New York designer Eddie Borgo‘s dazzlingly cool jewelry designs can be spotted on any number of sleekly styled celebrities, like Joan Smalls at this year’s CFDA Fashion Awards—for which Borgo was actually nominated in 2010. At once contemporary and classic, his clean and edgy pieces are the kind of accessories wearers will reach for any time an outfit needs additional emphasis. Indeed, his beautiful creations are like metallic exclamation points: linear, graceful and commanding. Just as stunning with a tee as with a formal gown, these designs project simple elegance.
We spoke with Eddie about selecting jewelry, NYC and his sources of inspiration—including the Chrysler Building, rock ‘n’ roll, and art museums.
Do you have a piece of jewelry you usually wear?
I always wear a simple silver cuff that I made for myself at some point, and now we sell it as a part of our men’s collection. I also wear our pyramid and cone bracelets quite often—they really work with everything and have over time become classic pieces of jewelry themselves.
For this collection, you were inspired by classicism and the padlock. How do these themes intersect?
In the studio, we maintain a consistent exploration of geometry, identifying different ways to manipulate shape into new forms. I look at the jewelry we create as if it is miniature sculpture, or maquettes. Each piece is imagined, sketched by hand, and then engineered to exist as a piece of wearable art.
The padlock is a shape that we’ve worked with in the past—essentially a combination of a rectangular shape mixed with a cylindrical U-bar shape. In our pre-fall 2016 collection, we took these design elements and ran with them—as we often do—creating many new constructions and ideas. In the end, I feel that classicism and geometry go hand in hand, and this collection is truly a representation of jewelry that can be worn forever.
You are inspired by modern art and artists. What is the best exhibition you’ve seen recently?
I was recently at Frieze, the art fair in New York, and it was such an inspiration to see all of the different materials—and combinations of materials—that fine artists and sculptors work with. Modern art, sculpture, architecture are all things that I continually look toward for inspiration. I love the idea that these oftentimes oversize shapes can be reconsidered and reduced in size to become a piece of wearable jewelry.
What are important elements to consider when making a jewelry purchase?
That the piece speaks to you—your energy, your personality, your style. Jewelry is so personal—when someone is wearing a piece of jewelry that does not suit them, it’s often obvious to me.

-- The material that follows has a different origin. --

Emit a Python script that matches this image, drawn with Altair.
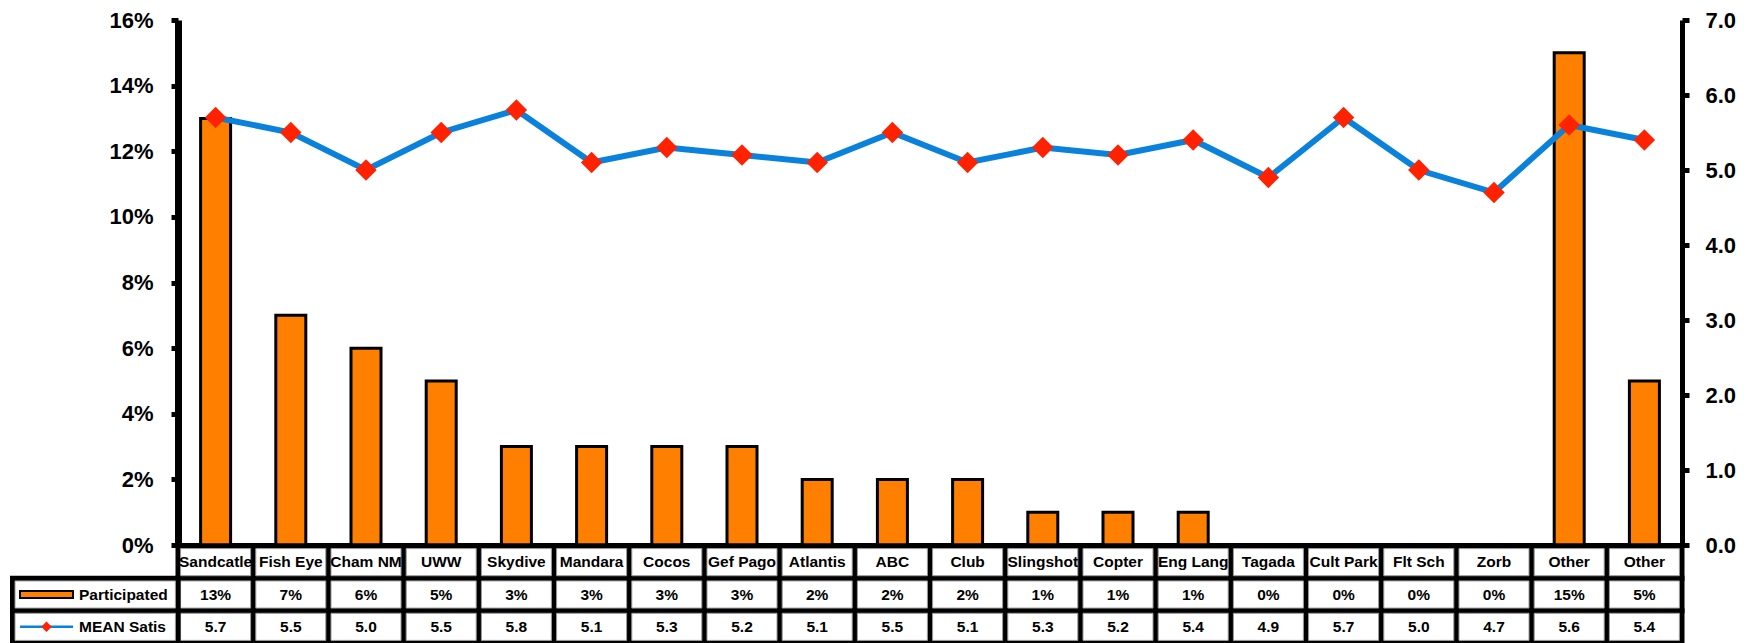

Is there anything that you would never incorporate into your designs?
Preexisting finds—everything we create in the studio is done by hand and has not existed before. This is part of our creation process, and I always confirm the authenticity of our pieces.
What was the initial appeal for you in jewelry design? What is the enduring pleasure in continuing to design over eight years later?
We are not chained down by the nuances of creating fine jewelry. We can use gold, sterling silver, brass, copper, wood, glass. There are no limitations in terms of material. This not only drives creativity, it also drives our constant craving to learn and explore new engineering techniques.
There’s a serious rock ‘n’ roll element in your spiky and studded jewelry, and Alison Mosshart was your 2012 spokesmodel. What are some of your favorite bands?
I have always loved music, not only rock ‘n’ roll but music generally. I studied the history of adornment in school, the ways in which we can differentiate cultures, points in time, status by identifying the jewelry people wore. I think jewelry is unique and special in that it is so personal. I remember often looking at the album cover art of my parents’ vinyl collection and being intrigued by the personal style of the musicians—always focusing on the jewelry.
Where are some of your favorite places to kick back in New York?
The apartments of my friends. We have dinner parties that are so intimate and relaxing. It is such a gift to spend time in someone’s home.
I have recently been going to Metrograph, a theatre that has opened on the Lower East Side. The restaurant is great, and you can see a great film afterward. The Noguchi Museum in Long Island City is also incredibly peaceful.
Is there a particular building or piece of architecture in New York that has influenced your designs?
William Van Alen’s Chrysler Building. It continually inspires.